With daily news coverage on slashed secondary housing prices and stagnant sales of new developments, it seems Hong Kong’s real estate market has come to a halt. However, I don’t think that housing demand has actually disappeared. The waiting list for public housing applicants is getting longer by the day, and so is the number of subdivided flat dwellers; the upcoming phases of Home Ownership Scheme flats have received a record-breaking 260,000 applications. It’s not difficult to see that underneath the current icy surface is the molten lava of home-buying desire, waiting to erupt at an opportune time. The market’s current silence is just the calm before the storm. At the moment, geopolitical factors, interest rate hikes and economic instability are driving the housing market downturn, while the proposal of the Lantau Tomorrow Vision has gotten the public to think that there will be more housing supply in the future. Most home seekers are choosing to sit back and wait for further market adjustments to play out before making home purchases.

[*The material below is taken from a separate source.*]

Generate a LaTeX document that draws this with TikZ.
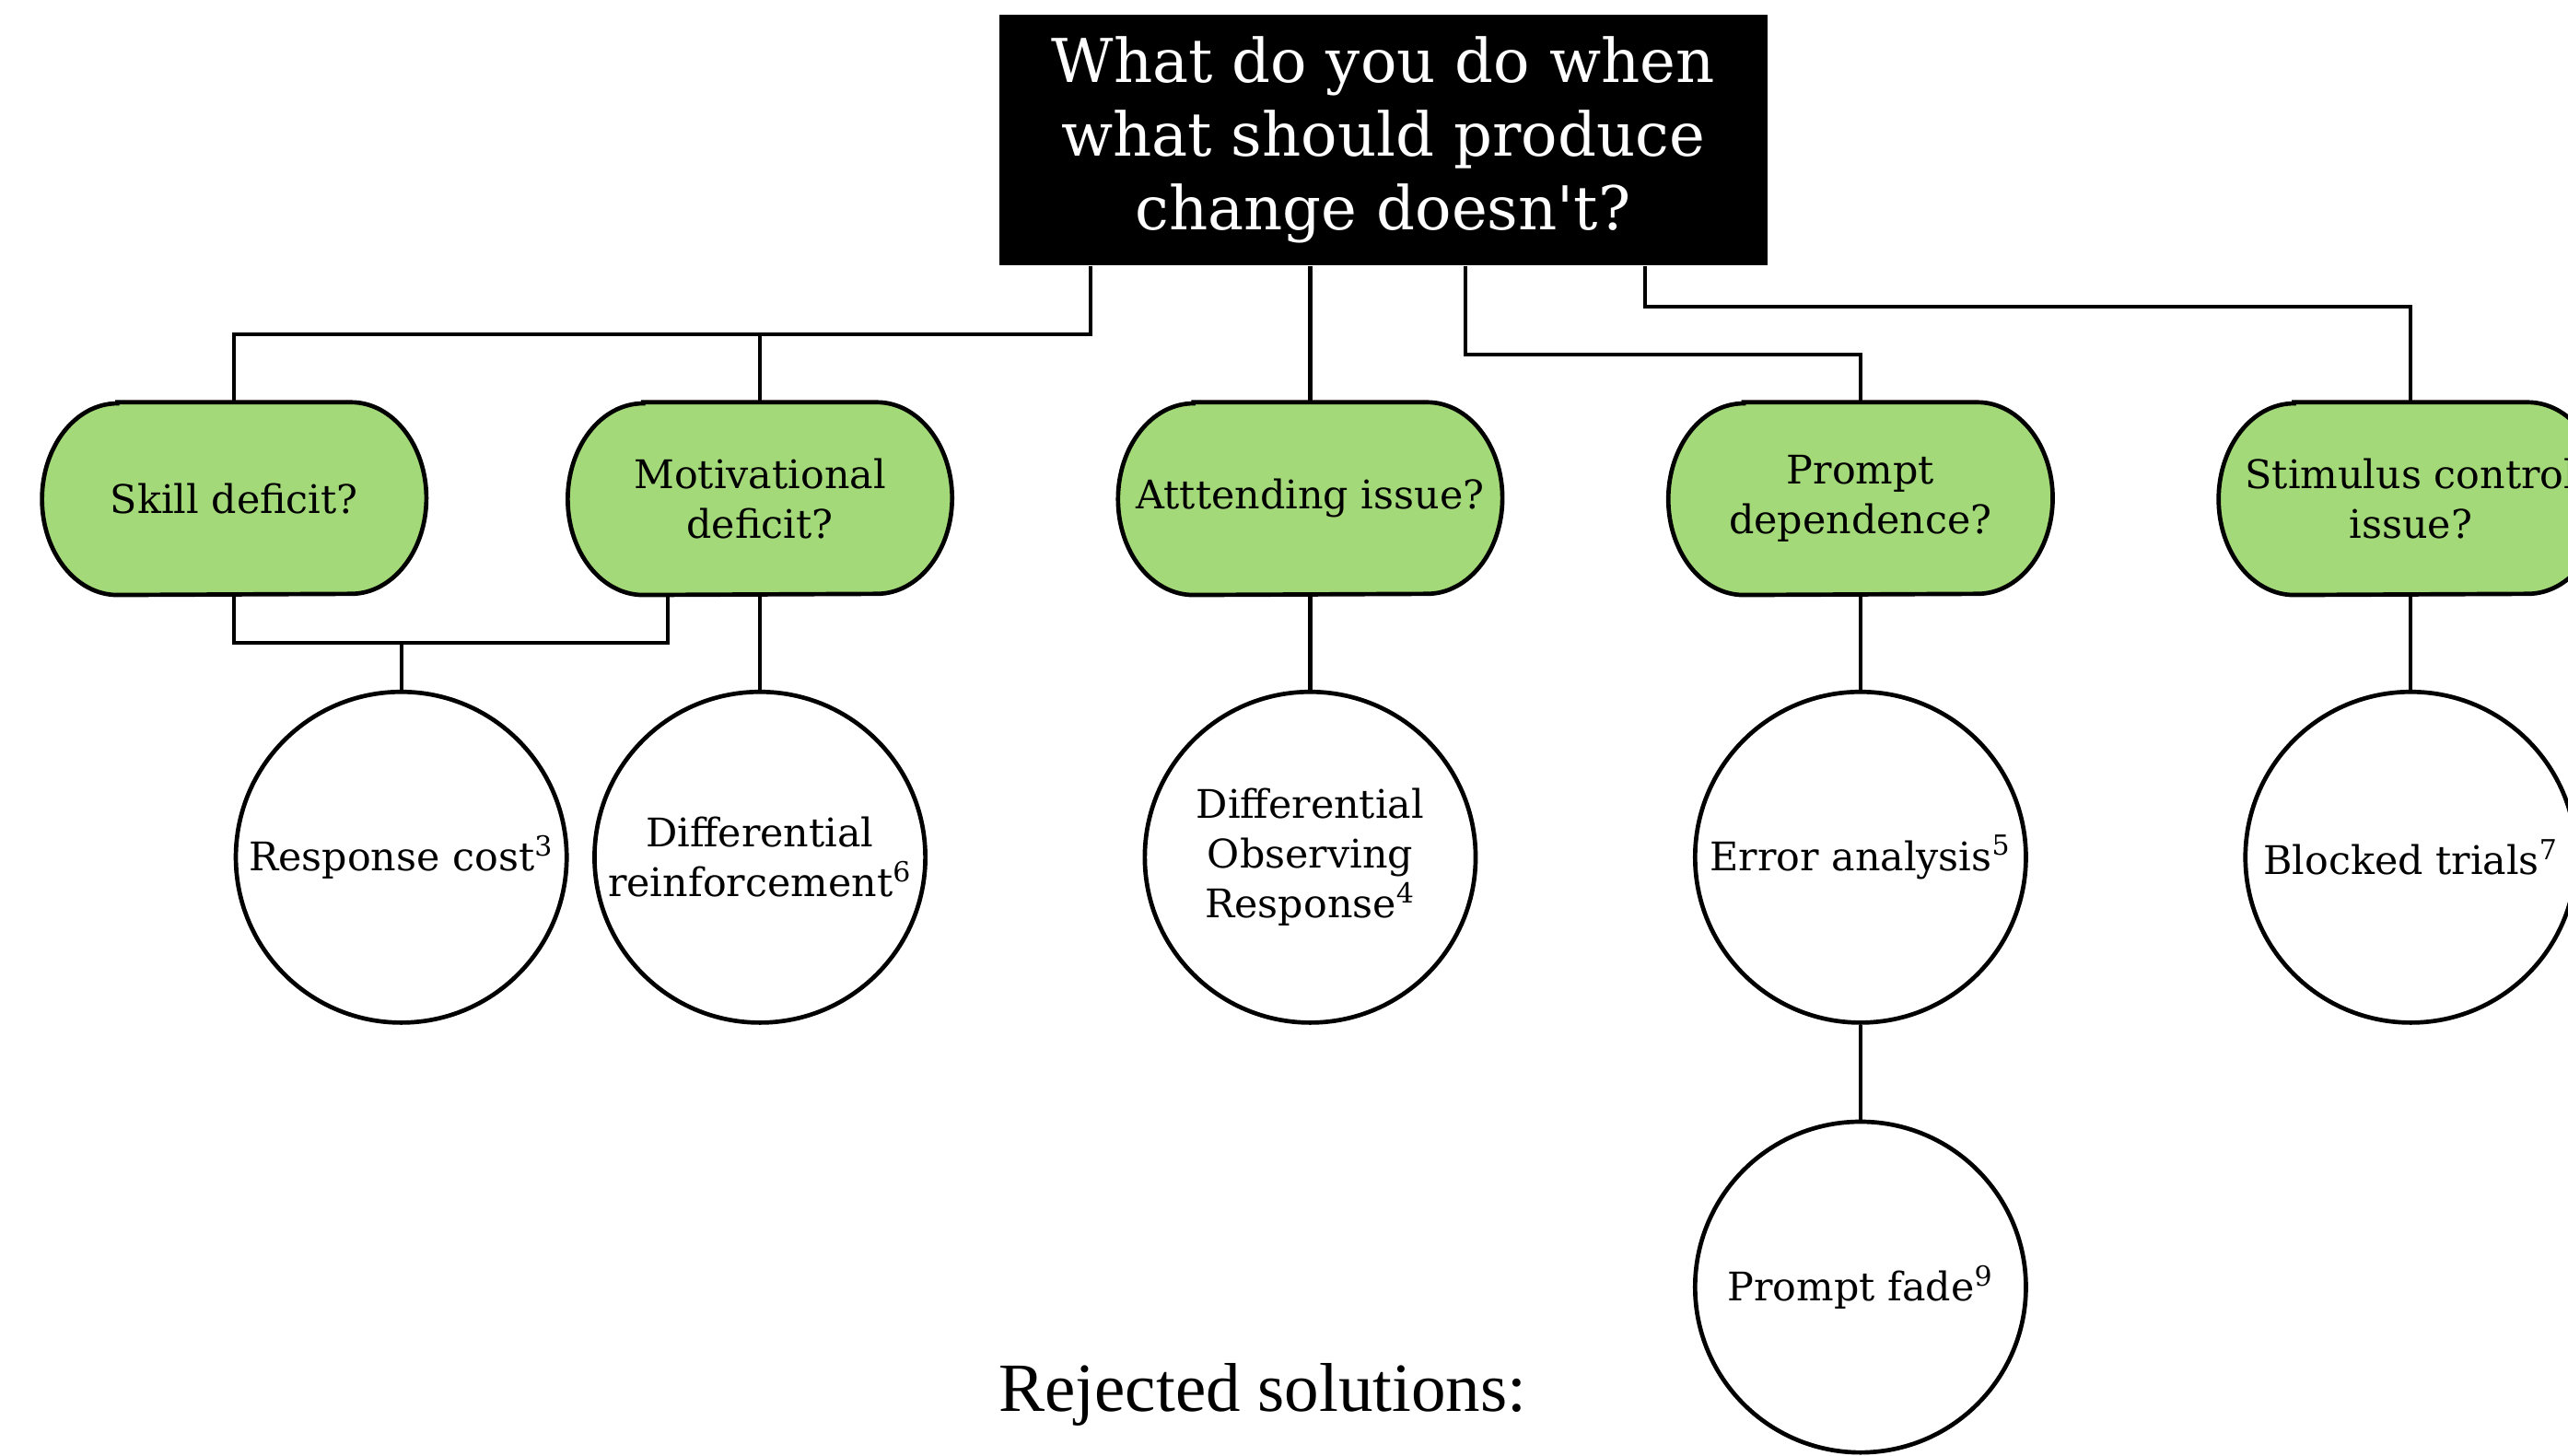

I’ve tried to run analyses on secondary properties sold recently at reduced prices, and discovered that apart from a few cases where luxury homes in non-central locations were sold at a loss, most  sellers made a little bit less than they would have. I imagine that if and when home prices have dropped by nearly 20%, buyers with purchasing ability will be drawn to return to the market, which may trigger another huge wave of housing transactions.